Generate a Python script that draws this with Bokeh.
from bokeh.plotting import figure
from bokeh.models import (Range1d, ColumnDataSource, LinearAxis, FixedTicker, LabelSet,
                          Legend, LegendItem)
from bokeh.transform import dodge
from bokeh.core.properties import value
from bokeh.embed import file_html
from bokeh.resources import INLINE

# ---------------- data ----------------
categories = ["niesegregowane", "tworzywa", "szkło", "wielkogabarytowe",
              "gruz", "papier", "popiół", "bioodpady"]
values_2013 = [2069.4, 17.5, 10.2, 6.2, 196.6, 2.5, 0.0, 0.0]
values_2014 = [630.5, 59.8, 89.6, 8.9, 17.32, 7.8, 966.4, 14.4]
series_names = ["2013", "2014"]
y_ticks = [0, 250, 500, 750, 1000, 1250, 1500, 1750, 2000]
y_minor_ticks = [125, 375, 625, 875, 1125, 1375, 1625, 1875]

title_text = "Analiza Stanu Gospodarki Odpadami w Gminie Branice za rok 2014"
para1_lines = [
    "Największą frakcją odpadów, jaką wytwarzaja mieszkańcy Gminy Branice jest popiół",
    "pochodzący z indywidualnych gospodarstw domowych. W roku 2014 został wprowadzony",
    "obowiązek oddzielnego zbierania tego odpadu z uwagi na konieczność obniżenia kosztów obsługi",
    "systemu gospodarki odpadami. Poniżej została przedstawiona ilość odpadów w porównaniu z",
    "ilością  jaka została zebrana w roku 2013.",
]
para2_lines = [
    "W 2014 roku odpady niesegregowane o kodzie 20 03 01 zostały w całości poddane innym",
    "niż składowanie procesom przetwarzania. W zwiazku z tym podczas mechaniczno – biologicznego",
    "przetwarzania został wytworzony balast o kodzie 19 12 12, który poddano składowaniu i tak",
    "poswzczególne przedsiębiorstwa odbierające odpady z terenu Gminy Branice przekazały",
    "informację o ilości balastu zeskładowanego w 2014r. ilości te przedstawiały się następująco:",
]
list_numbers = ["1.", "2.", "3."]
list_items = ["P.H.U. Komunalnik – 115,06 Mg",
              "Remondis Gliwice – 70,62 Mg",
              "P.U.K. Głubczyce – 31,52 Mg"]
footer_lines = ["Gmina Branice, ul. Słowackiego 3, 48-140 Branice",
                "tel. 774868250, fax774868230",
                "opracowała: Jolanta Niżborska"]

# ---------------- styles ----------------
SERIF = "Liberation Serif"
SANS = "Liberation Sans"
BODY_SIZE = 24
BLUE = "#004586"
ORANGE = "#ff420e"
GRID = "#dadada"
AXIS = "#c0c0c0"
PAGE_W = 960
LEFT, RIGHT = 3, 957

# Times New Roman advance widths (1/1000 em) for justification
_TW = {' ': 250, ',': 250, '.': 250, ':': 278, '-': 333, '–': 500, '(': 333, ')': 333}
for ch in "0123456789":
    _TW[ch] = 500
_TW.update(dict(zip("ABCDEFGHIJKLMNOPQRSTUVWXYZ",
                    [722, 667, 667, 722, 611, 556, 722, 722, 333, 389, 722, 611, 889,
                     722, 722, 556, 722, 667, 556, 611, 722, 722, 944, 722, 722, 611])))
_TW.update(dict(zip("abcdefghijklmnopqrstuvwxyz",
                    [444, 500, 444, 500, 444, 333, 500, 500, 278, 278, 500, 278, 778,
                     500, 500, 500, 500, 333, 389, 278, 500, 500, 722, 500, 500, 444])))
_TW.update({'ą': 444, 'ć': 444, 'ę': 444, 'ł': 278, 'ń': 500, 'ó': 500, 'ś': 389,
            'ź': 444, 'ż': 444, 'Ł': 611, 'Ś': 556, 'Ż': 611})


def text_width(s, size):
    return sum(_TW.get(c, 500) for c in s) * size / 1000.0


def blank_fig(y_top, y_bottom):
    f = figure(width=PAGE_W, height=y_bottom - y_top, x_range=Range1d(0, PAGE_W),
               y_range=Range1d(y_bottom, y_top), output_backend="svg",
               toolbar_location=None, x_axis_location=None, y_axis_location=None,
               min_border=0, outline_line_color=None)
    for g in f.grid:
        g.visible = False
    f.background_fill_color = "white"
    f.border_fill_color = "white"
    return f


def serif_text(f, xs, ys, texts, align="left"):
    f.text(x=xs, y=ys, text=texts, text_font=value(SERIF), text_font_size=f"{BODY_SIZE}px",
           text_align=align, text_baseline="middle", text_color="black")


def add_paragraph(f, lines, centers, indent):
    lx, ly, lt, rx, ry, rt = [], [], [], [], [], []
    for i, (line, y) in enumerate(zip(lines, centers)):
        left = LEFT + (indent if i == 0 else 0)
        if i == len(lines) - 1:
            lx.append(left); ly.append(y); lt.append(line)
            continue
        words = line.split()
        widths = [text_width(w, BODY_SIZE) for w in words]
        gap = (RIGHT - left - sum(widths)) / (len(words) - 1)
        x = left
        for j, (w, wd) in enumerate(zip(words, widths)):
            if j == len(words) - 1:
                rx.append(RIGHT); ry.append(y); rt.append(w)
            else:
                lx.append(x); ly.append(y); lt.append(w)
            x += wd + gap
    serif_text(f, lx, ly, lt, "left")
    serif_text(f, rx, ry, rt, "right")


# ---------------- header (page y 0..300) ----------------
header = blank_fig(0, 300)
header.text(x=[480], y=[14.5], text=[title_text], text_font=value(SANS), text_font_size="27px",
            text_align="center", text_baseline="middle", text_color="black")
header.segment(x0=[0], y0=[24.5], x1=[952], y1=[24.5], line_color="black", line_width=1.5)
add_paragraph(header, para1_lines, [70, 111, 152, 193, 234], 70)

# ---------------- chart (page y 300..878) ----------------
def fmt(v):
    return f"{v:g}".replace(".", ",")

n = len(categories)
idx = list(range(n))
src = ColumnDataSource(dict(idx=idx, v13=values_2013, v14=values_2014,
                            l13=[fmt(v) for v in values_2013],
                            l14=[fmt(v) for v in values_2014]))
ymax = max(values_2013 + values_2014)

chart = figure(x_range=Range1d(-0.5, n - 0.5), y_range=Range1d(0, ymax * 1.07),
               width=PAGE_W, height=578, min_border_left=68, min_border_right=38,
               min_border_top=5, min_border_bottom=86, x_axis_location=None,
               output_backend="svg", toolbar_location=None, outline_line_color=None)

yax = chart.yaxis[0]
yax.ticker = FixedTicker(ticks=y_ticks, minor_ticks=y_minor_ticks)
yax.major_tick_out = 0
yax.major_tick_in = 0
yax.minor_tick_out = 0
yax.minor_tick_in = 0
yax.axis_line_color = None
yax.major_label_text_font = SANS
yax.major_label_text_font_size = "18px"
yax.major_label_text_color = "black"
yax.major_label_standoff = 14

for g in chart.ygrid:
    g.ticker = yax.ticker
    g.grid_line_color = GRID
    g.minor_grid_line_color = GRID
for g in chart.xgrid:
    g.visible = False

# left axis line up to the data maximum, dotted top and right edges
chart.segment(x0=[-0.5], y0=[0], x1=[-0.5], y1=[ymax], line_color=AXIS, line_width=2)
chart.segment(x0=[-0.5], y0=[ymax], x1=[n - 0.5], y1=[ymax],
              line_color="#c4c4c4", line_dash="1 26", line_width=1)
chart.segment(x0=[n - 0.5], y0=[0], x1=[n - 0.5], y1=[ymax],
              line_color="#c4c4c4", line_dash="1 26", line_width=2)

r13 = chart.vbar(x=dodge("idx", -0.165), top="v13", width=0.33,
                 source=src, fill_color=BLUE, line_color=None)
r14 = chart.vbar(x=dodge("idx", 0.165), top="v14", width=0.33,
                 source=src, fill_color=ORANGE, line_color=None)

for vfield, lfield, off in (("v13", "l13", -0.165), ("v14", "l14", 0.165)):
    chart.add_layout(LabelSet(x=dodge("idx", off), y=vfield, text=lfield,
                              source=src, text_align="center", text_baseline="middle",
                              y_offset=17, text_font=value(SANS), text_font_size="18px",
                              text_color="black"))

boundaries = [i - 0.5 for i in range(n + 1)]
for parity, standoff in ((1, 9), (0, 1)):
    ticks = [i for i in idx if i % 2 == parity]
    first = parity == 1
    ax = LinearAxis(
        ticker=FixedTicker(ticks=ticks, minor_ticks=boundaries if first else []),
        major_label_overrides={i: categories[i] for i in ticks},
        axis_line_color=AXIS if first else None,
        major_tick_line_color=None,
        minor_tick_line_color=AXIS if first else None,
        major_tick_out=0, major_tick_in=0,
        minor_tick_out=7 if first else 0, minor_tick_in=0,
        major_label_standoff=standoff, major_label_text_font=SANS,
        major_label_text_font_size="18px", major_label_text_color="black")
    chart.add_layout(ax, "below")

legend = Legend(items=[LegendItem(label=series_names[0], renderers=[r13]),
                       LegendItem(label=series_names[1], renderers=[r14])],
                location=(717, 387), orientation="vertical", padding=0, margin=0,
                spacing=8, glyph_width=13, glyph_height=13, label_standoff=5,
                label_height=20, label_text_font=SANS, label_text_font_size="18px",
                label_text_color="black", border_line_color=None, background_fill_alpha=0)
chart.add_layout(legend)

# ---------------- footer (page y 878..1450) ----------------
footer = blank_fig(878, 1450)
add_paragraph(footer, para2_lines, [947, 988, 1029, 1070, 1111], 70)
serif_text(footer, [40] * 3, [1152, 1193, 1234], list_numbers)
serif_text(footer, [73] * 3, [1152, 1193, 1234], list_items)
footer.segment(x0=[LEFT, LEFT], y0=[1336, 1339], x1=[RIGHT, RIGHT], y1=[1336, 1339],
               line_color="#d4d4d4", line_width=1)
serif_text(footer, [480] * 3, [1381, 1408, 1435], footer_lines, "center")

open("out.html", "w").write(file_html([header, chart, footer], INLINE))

------------------------------------

STATED EXERCISE: Quote the listing above from its first line to the line with "from bokeh.resources import INLINE", inclusive, and add nothing.

SOLUTION TO THE PROBLEM:
Generate a Python script that draws this with Bokeh.
from bokeh.plotting import figure
from bokeh.models import (Range1d, ColumnDataSource, LinearAxis, FixedTicker, LabelSet,
                          Legend, LegendItem)
from bokeh.transform import dodge
from bokeh.core.properties import value
from bokeh.embed import file_html
from bokeh.resources import INLINE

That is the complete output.